Hanover Going Private? Not So Fast, Say Shareholders

Two shareholders have filed a class action lawsuit against the move to take multititle cataloger Hanover Direct private.

The suit, filed in the Court of Chancery of the State of Delaware in and for New Castle County, alleges that the defendants breached their fiduciary duty to Hanover shareholders and seeks class certification, an injunction of the going private transaction, rescission and rescissory damages if the transaction goes forward, and unspecified damages and costs.

The plaintiffs in the case, Glenn Freedman and L.I.S.T., named Hanover Direct, Chelsey Direct, Stuart Feldman, William B. Wachtel, Wayne B. Garten, Paul S. Goodman, Donald Hecht, David Brown, and Robert Masson as defendants in the suit. Patricia Weiser, the plaintiff’s attorney, would not comment on pending litigation. In a March 7 company release, Hanover said it not yet been served with the lawsuit and believes it has no liability in the case.

The suit stems from the Feb. 27 announcement that Weehawken, NJ-based Hanover Direct received a proposal from Chelsey Direct, its largest shareholder, to take the company private—but at a far-from-premium price. Chelsey Direct offered to acquire all shares of company stock it doesn’t already own for $1.25 a share. On Feb. 23, the day the offer letter from Chelsey was dated, the share price had opened at $2.10 and closed at $2.75.

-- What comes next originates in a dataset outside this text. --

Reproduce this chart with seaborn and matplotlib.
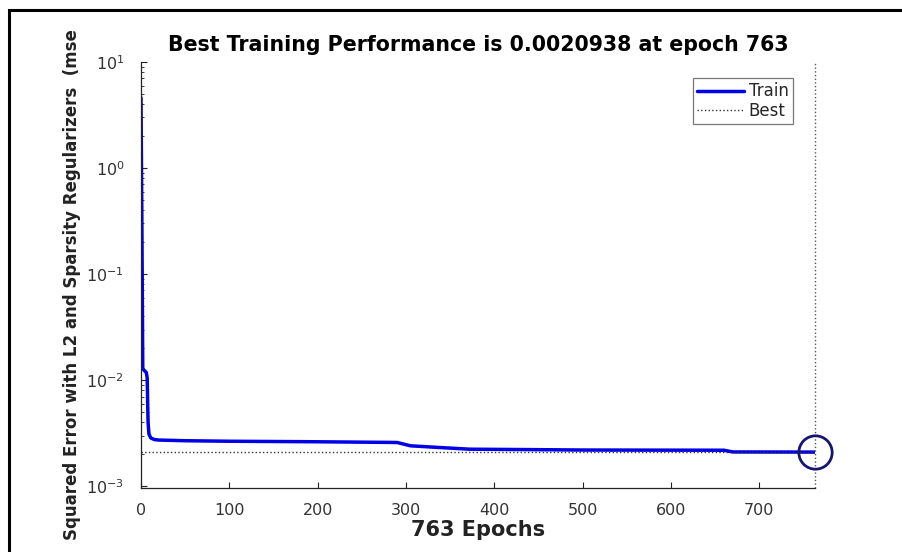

Chelsey Direct already owns approximately 69% of Hanover Direct’s common stock and 100% of the company’s Series C preferred stock; it controls 91% of the voting shares of Hanover, according to documents filed with the Securities and Exchange Commission. In the offer letter, Chelsey says it wants to take Hanover private due to the financial drain and what it sees as limited benefits of remaining a public company. Hanover’s board of directors has not yet reviewed this proposal.